[164.]

The bottom of the sea appears to divers of a red colour in bright sunshine: in this case the water, owing to its depth, acts as a semi-transparent medium. Under these circumstances, they find the shadows green, which is the complemental colour.

[165.]

Among solid mediums the opal attracts our attention first: its colours are, at least, partly to be explained by the circumstance that it is, in fact, a semi-transparent medium, through which sometimes light, sometimes dark, substrata are visible.

[166.]

For these experiments, however, the opal-glass (vitrum astroides, girasole) is the most desirable material. It is prepared in various ways, and its semi-opacity is produced by metallic oxydes. The same effect is produced also by melting pulverised and calcined bones together with the glass, on which account it is also known by the name of beinglas; but, prepared in this mode, it easily becomes too opaque.

[167.]

This glass may be adapted for experiments in various ways: it may either be made in a very slight degree non-transparent, in which case the light seen through various layers placed one upon the other may be deepened from the lightest yellow to the deepest red, or, if made originally more opaque, it may be employed in thinner or thicker laminæ.
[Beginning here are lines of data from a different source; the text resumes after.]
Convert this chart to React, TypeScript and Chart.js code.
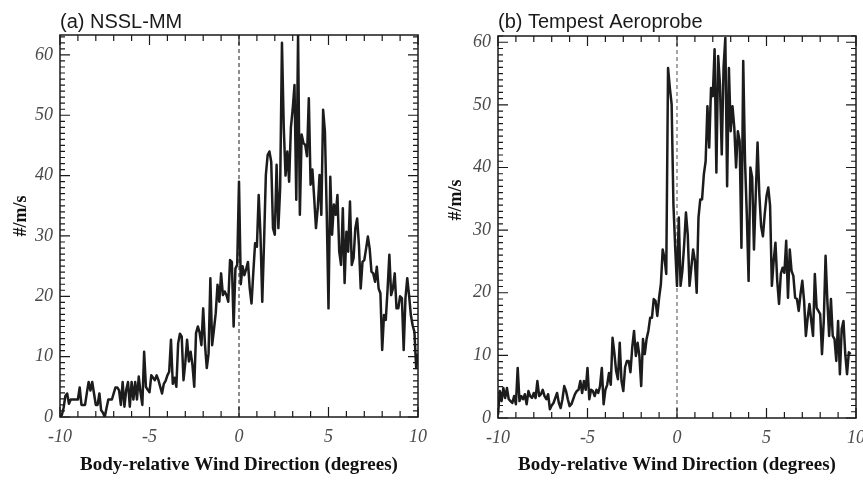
import React, { useEffect, useRef } from 'react';
import { Chart, registerables } from 'chart.js';

Chart.register(...registerables);

// x grid: bins of 0.1 degree from -10 to 10
const X_MIN = -10;
const X_STEP = 0.1;
const X_TICKS = [-10, -5, 0, 5, 10];
const Y_TICKS = [0, 10, 20, 30, 40, 50, 60];

// (a) NSSL-MM, #/m/s per 0.1 degree bin from -10.0 to 10.0
const NSSL_VALUES = [
  0, 0.3, 1.5, 3.5, 3.9, 2.2, 2.9, 2.9, 2.9, 2.9,
  2.9, 4.9, 2.0, 2.0, 2.0, 4.0, 5.8, 4.4, 5.8, 3.9,
  2.0, 2.0, 3.9, 1.1, 0.7, 0, 1.5, 2.9, 2.9, 2.9,
  3.9, 4.9, 4.9, 4.4, 2.0, 5.8, 1.7, 4.5, 5.8, 1.7,
  5.8, 2.9, 5.8, 2.9, 6.7, 4.0, 2.0, 10.8, 5.0, 4.5,
  4.1, 6.9, 6.5, 6.1, 6.9, 6.1, 5.0, 3.9, 5.5, 6.0,
  6.9, 7.5, 12.8, 5.5, 6.5, 5.0, 12.2, 13.8, 13.3, 6.1,
  9.0, 12.8, 9.2, 10.8, 8.6, 5.0, 13.9, 15.0, 14.0, 11.9,
  18.0, 12.0, 8.1, 10.5, 23.0, 11.9, 14.5, 17.2, 21.9, 19.1,
  23.8, 20.2, 20.8, 20.2, 19.1, 26.0, 25.7, 15.0, 24.6, 25.2,
  39.0, 22.0, 25.0, 23.5, 24.5, 25.7, 21.3, 18.8, 24.0, 28.8,
  28.2, 36.8, 30.2, 19.1, 29.0, 40.1, 43.4, 44.0, 42.3, 31.3,
  30.2, 41.8, 31.3, 38.0, 62.0, 48.0, 40.0, 44.0, 39.0, 48.0,
  51.0, 55.0, 36.0, 63.3, 33.5, 46.8, 45.4, 45.1, 43.2, 52.8,
  38.5, 41.0, 36.3, 31.3, 34.6, 40.1, 33.5, 50.9, 47.3, 34.0,
  18.0, 39.8, 30.2, 35.2, 33.5, 36.8, 27.4, 25.2, 34.6, 22.2,
  30.7, 27.4, 35.7, 25.2, 26.3, 31.3, 32.9, 28.5, 21.3, 25.7,
  26.0, 27.9, 29.9, 27.9, 24.1, 23.8, 22.4, 24.9, 21.3, 20.5,
  11.1, 16.9, 16.1, 21.1, 26.9, 20.2, 21.3, 23.8, 18.0, 18.0,
  20.0, 19.7, 11.1, 19.7, 23.0, 20.2, 16.9, 15.2, 14.1, 8.1,
  10.5,
];

// (b) Tempest Aeroprobe, #/m/s per 0.1 degree bin from -10.0 to 9.7
const TEMPEST_VALUES = [
  0.5, 4.3, 2.7, 4.8, 3.2, 4.8, 3.0, 2.7, 2.4, 3.5,
  2.2, 8.0, 2.7, 3.5, 3.0, 3.8, 2.2, 4.3, 3.5, 3.2,
  4.0, 3.2, 5.9, 3.5, 3.8, 4.5, 3.5, 3.0, 3.8, 1.4,
  2.0, 2.4, 3.2, 4.0, 2.4, 1.6, 3.0, 5.1, 4.3, 3.0,
  1.9, 2.2, 3.0, 3.8, 4.3, 4.5, 5.9, 4.0, 5.9, 4.5,
  8.0, 3.0, 4.5, 4.3, 3.5, 4.5, 4.0, 5.1, 8.0, 2.2,
  4.5, 5.3, 7.2, 5.3, 12.8, 10.4, 7.5, 6.2, 12.0, 5.9,
  4.3, 8.1, 9.1, 9.1, 7.3, 11.3, 13.9, 9.9, 12.0, 9.9,
  5.1, 12.6, 10.2, 12.6, 13.9, 16.0, 16.0, 19.0, 18.7, 16.3,
  19.2, 21.4, 26.9, 25.6, 23.0, 55.9, 52.7, 50.1, 34.1, 27.2,
  21.1, 32.0, 21.1, 23.5, 27.7, 32.8, 29.3, 21.1, 24.0, 26.9,
  25.1, 20.0, 32.0, 34.9, 34.9, 38.9, 41.0, 49.8, 43.2, 52.7,
  51.4, 58.9, 39.2, 57.8, 53.3, 42.1, 55.9, 60.7, 37.0, 55.9,
  45.8, 49.8, 46.4, 40.0, 45.8, 44.2, 27.2, 57.0, 41.0, 32.5,
  21.9, 40.0, 38.4, 26.9, 35.7, 44.0, 35.7, 30.6, 29.0, 32.5,
  35.4, 36.8, 33.9, 21.1, 25.1, 28.0, 21.9, 18.2, 23.0, 24.0,
  23.2, 28.3, 19.2, 26.9, 23.5, 22.7, 19.2, 19.0, 17.1, 19.8,
  21.9, 18.7, 13.1, 16.0, 18.2, 15.5, 13.1, 23.0, 17.6, 17.1,
  16.6, 10.2, 15.5, 25.9, 18.7, 13.1, 19.0, 13.1, 12.6, 9.1,
  15.5, 7.0, 14.2, 15.5, 10.2, 7.0, 10.5, 10.2,
];

const PANELS = [
  {
    title: '(a) NSSL-MM',
    values: NSSL_VALUES,
    yMax: 63.3,
    dashColor: '#1a1a1a',
    dashWidth: 1,
    left: 0,
    width: 440,
    padTop: 35,
    padRight: 22,
    yWidth: 60,
    xHeight: 63,
    yTitleX: 21,
    yTitleY: 216,
  },
  {
    title: '(b) Tempest Aeroprobe',
    values: TEMPEST_VALUES,
    yMax: 61,
    dashColor: '#808080',
    dashWidth: 1.4,
    left: 440,
    width: 440,
    padTop: 36,
    padRight: 24,
    yWidth: 58,
    xHeight: 62,
    yTitleX: 16,
    yTitleY: 200,
  },
];

const SERIF = '"Liberation Serif", "Times New Roman", serif';
const SANS = '"Liberation Sans", Arial, sans-serif';

function toPoints(vals: number[]) {
  return vals.map((v, i) => ({ x: Math.round((X_MIN + i * X_STEP) * 10) / 10, y: v }));
}

function makePlugin(p: any) {
  return {
    id: 'frameDecor',
    beforeDatasetsDraw(chart: any) {
      const { ctx, chartArea } = chart;
      const xs = chart.scales.x;
      const x0 = xs.getPixelForValue(0);
      ctx.save();
      ctx.strokeStyle = p.dashColor;
      ctx.lineWidth = p.dashWidth;
      ctx.setLineDash([4, 3]);
      ctx.beginPath();
      ctx.moveTo(x0, chartArea.top);
      ctx.lineTo(x0, chartArea.bottom);
      ctx.stroke();
      ctx.restore();
    },
    afterDraw(chart: any) {
      const { ctx, chartArea } = chart;
      const { left, right, top, bottom } = chartArea;
      const xs = chart.scales.x;
      const ys = chart.scales.y;
      ctx.save();
      ctx.strokeStyle = '#1a1a1a';
      ctx.lineWidth = 1.5;
      ctx.setLineDash([]);
      ctx.strokeRect(left, top, right - left, bottom - top);
      ctx.lineWidth = 1.2;
      ctx.beginPath();
      for (let v = -10; v <= 10; v++) {
        const px = xs.getPixelForValue(v);
        const len = v % 5 === 0 ? 10 : 6;
        ctx.moveTo(px, bottom);
        ctx.lineTo(px, bottom - len);
        ctx.moveTo(px, top);
        ctx.lineTo(px, top + len);
      }
      for (let v = 0; v <= Math.floor(p.yMax); v++) {
        const py = ys.getPixelForValue(v);
        const len = v % 10 === 0 ? 10 : 5;
        ctx.moveTo(left, py);
        ctx.lineTo(left + len, py);
        ctx.moveTo(right, py);
        ctx.lineTo(right - len, py);
      }
      ctx.stroke();

      // panel title
      ctx.fillStyle = '#1a1a1a';
      ctx.font = `20px ${SANS}`;
      ctx.textAlign = 'left';
      ctx.textBaseline = 'alphabetic';
      ctx.fillText(p.title, left, 28);

      // y axis title
      ctx.translate(p.yTitleX, p.yTitleY);
      ctx.rotate(-Math.PI / 2);
      ctx.font = `bold 18px ${SERIF}`;
      ctx.textAlign = 'center';
      ctx.textBaseline = 'middle';
      ctx.fillStyle = '#111';
      ctx.fillText('#/m/s', 0, 0);
      ctx.restore();
    },
  };
}

function makeConfig(p: any): any {
  const tickFont = { family: SERIF, size: 18, style: 'italic' as const };
  return {
    type: 'line',
    data: {
      datasets: [
        {
          data: toPoints(p.values),
          borderColor: '#1c1c1c',
          borderWidth: 2.5,
          pointRadius: 0,
          tension: 0,
          borderJoinStyle: 'round',
          fill: false,
        },
      ],
    },
    options: {
      responsive: false,
      animation: false,
      devicePixelRatio: 1,
      layout: { padding: { left: 0, top: p.padTop, right: p.padRight, bottom: 0 } },
      plugins: { legend: { display: false }, tooltip: { enabled: false }, title: { display: false } },
      scales: {
        x: {
          type: 'linear',
          min: -10,
          max: 10,
          afterBuildTicks: (s: any) => {
            s.ticks = X_TICKS.map((v) => ({ value: v }));
          },
          afterFit: (s: any) => {
            s.height = p.xHeight;
          },
          grid: { display: false, drawTicks: false },
          border: { display: false },
          ticks: {
            font: tickFont,
            color: '#4a4a4a',
            padding: 9,
            maxRotation: 0,
            autoSkip: false,
            callback: (v: any) => String(v),
          },
          title: {
            display: true,
            text: 'Body-relative Wind Direction (degrees)',
            font: { family: SERIF, size: 19, weight: 'bold' },
            color: '#111',
            padding: { top: 0, bottom: 4 },
          },
        },
        y: {
          type: 'linear',
          min: 0,
          max: p.yMax,
          afterBuildTicks: (s: any) => {
            s.ticks = Y_TICKS.map((v) => ({ value: v }));
          },
          afterFit: (s: any) => {
            s.width = p.yWidth;
          },
          grid: { display: false, drawTicks: false },
          border: { display: false },
          ticks: {
            font: tickFont,
            color: '#4a4a4a',
            padding: 7,
            callback: (v: any) => String(v),
          },
        },
      },
    },
    plugins: [makePlugin(p)],
  };
}

export default function App() {
  const refA = useRef<HTMLCanvasElement | null>(null);
  const refB = useRef<HTMLCanvasElement | null>(null);

  useEffect(() => {
    const charts: Chart[] = [];
    [refA.current, refB.current].forEach((c, i) => {
      if (c) charts.push(new Chart(c, makeConfig(PANELS[i])));
    });
    return () => charts.forEach((ch) => ch.destroy());
  }, []);

  return (
    <div
      style={{
        position: 'fixed',
        left: 0,
        top: 0,
        width: 863,
        height: 480,
        overflow: 'hidden',
        background: '#ffffff',
      }}
    >
      {PANELS.map((p, i) => (
        <canvas
          key={i}
          ref={i === 0 ? refA : refB}
          width={p.width}
          height={480}
          style={{ position: 'absolute', left: p.left, top: 0, width: p.width, height: 480 }}
        />
      ))}
    </div>
  );
}
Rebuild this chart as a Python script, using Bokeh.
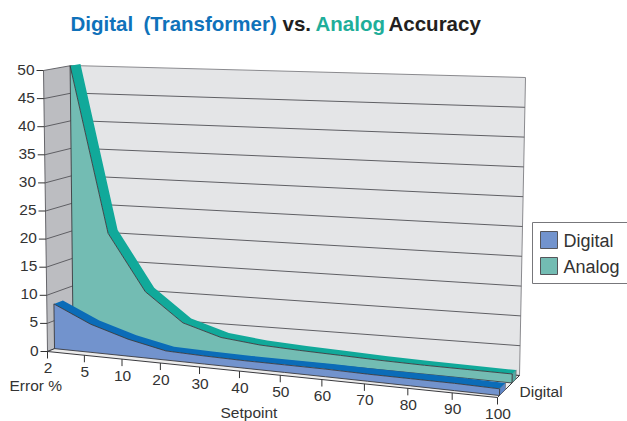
from bokeh.plotting import figure
from bokeh.models import Range1d
from bokeh.embed import file_html
from bokeh.resources import INLINE
from bokeh.core.properties import value

setpoints = ["2", "5", "10", "20", "30", "40", "50", "60", "70", "80", "90", "100"]
digital = [8.0, 5.0, 3.0, 1.6, 1.4, 1.3, 1.3, 1.3, 1.2, 1.2, 1.2, 1.1]
analog = [50.0, 20.0, 10.0, 5.0, 3.0, 2.3, 2.0, 1.8, 1.6, 1.5, 1.5, 1.5]
y_ticks = [0, 5, 10, 15, 20, 25, 30, 35, 40, 45, 50]
title_parts = ["Digital", "(Transformer)", "vs.", "Analog", "Accuracy"]
legend_names = ["Digital", "Analog"]

W, H = 627, 421
FONT = value("Liberation Sans")
INK = "#333333"
C = {
    "wall": "#e4e5e7", "side": "#bcbdc1", "floor": "#ececec", "edge": "#3a3a3e",
    "dig": "#7293cd", "dig_top": "#0b6cb8", "dig_end": "#5f86c6",
    "ana": "#73bcb3", "ana_top": "#11a99a", "ana_end": "#55aaa2",
}
WARP = 1.12
CORNER = {
    (0, 0, 0): (47, 351), (1, 0, 0): (497, 397), (0, 1, 0): (74, 340), (1, 1, 0): (519, 375),
    (0, 0, 1): (43, 70), (1, 0, 1): (503, 92), (0, 1, 1): (71, 65), (1, 1, 1): (525, 77),
}
PLANES = {"dig_f": (0.26, 0.09), "dig_b": (0.59, 0.36), "ana_f": (0.95, 0.66), "ana_b": (1.32, 0.84)}


def warp(t):
    return t / (t + WARP * (1 - t))


def proj(s, d, v):
    h = v / 50.0
    x = y = 0.0
    for (a, b, c), (px, py) in CORNER.items():
        k = (s if a else 1 - s) * (d if b else 1 - d) * (h if c else 1 - h)
        x += k * px
        y += k * py
    return x, y


def on_plane(i, plane, v):
    s = warp(i / (len(setpoints) - 1))
    dl, dr = PLANES[plane]
    return proj(s, dl + (dr - dl) * s, v)


p = figure(width=W, height=H, x_range=Range1d(0, W), y_range=Range1d(H, 0),
           toolbar_location=None, output_backend="svg", min_border=0,
           background_fill_color="white", border_fill_color="white", outline_line_color=None)
p.axis.visible = False
p.grid.visible = False
p.styles = {"position": "absolute", "left": "0px", "top": "0px"}


def poly(pts, fill, line=None, w=1.0):
    p.patch([q[0] for q in pts], [q[1] for q in pts], fill_color=fill,
            line_color=line, line_width=w, line_join="round")


def seg(a, b, color=C["edge"], w=1.0):
    p.line([a[0], b[0]], [a[1], b[1]], line_color=color, line_width=w)


# walls and floor
poly([proj(0, 1, 0), proj(1, 1, 0), proj(1, 1, 50), proj(0, 1, 50)], C["wall"], "#8a8a8e")
poly([proj(0, 0, 0), proj(0, 1, 0), proj(0, 1, 50), proj(0, 0, 50)], C["side"], "#66666b")
poly([proj(0, 0, 0), proj(1, 0, 0), proj(1, 1, 0), proj(0, 1, 0)], C["floor"], C["edge"])
for v in y_ticks:
    if v not in (0, 50):
        seg(proj(0, 1, v), proj(1, 1, v), "#5f5f64")
        seg(proj(0, 0, v), proj(0, 1, v), "#5f5f64")
    f = proj(0, 0, v)
    seg((f[0] - 7, f[1]), f, INK)
p.text([proj(0, 0, v)[0] - 9 for v in y_ticks], [proj(0, 0, v)[1] - 1 for v in y_ticks],
       text=[str(v) for v in y_ticks], text_font=FONT, text_font_size="15.5px", text_color=INK,
       text_align="right", text_baseline="middle")

# x ticks
n = len(setpoints)
for i in range(n):
    f = proj(warp(i / (n - 1)), 0, 0)
    seg(f, (f[0], f[1] + 7), INK)
p.text([proj(warp(i / (n - 1)), 0, 0)[0] + 0.5 for i in range(n)],
       [proj(warp(i / (n - 1)), 0, 0)[1] + 16.5 for i in range(n)],
       text=setpoints, text_font=FONT, text_font_size="15.5px", text_color=INK,
       text_align="center", text_baseline="middle")


def band(vals, front, back, face, top, end):
    idx = list(range(n))
    f = [on_plane(i, front, vals[i]) for i in idx]
    b = [on_plane(i, back, vals[i]) for i in idx]
    base = [on_plane(i, front, 0) for i in idx]
    poly([on_plane(n - 1, front, vals[-1]), on_plane(n - 1, back, vals[-1]),
          on_plane(n - 1, back, 0), on_plane(n - 1, front, 0)], end, "#66666b", 0.6)
    poly(f + b[::-1], top, None)
    poly(f + base[::-1], face, C["edge"], 0.9)


band(analog, "ana_f", "ana_b", C["ana"], C["ana_top"], C["ana_end"])
band(digital, "dig_f", "dig_b", C["dig"], C["dig_top"], C["dig_end"])

# title
tx = [70, 143, 282, 315, 388]
tc = ["#0f72ba", "#0f72ba", "#231f20", "#1fae9a", "#231f20"]
p.text(tx, [23] * 5, text=title_parts, text_color=tc, text_font=value("Liberation Sans"),
       text_font_style="bold", text_font_size="20.5px", text_baseline="middle", text_align="left")

# axis names
p.text([9, 220, 519], [385, 412, 391], text=["Error %", "Setpoint", "Digital"], text_font=FONT,
       text_font_size="15.5px", text_color=INK, text_baseline="middle", text_align="left")

# legend
p.patch([532, 640, 640, 532], [222, 222, 283, 283], fill_color="white", line_color="#77777b", line_width=1)
for k, (nm, col) in enumerate(zip(legend_names, [C["dig"], C["ana"]])):
    y0 = 231 + k * 26
    p.patch([540, 557, 557, 540], [y0, y0, y0 + 17, y0 + 17], fill_color=col, line_color="#55555a", line_width=1)
    p.text([563], [y0 + 9], text=[nm], text_font=FONT, text_font_size="18px", text_color=INK,
           text_baseline="middle", text_align="left")

open("out.html", "w").write(file_html(p, INLINE))
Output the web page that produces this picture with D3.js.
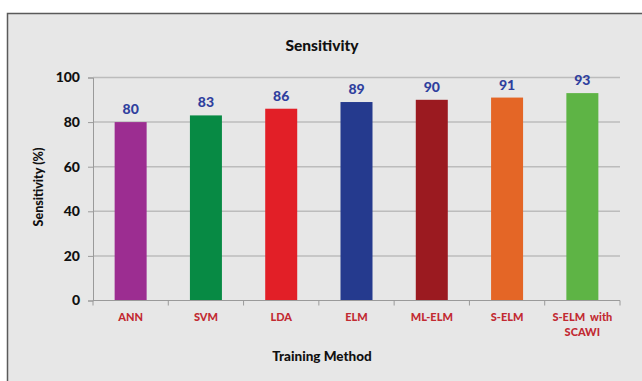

The experiments may be successfully made in both ways: in order, however, to see the bright blue colour, the glass should neither be too opaque nor too thick. For, as it is quite natural that darkness must act weakly through the semi-transparent medium, so this medium, if too thick, soon approaches whiteness.

[168.]

Panes of glass throw a yellow light on objects through those parts where they happen to be semi-opaque, and these same parts appear blue if we look at a dark object through them.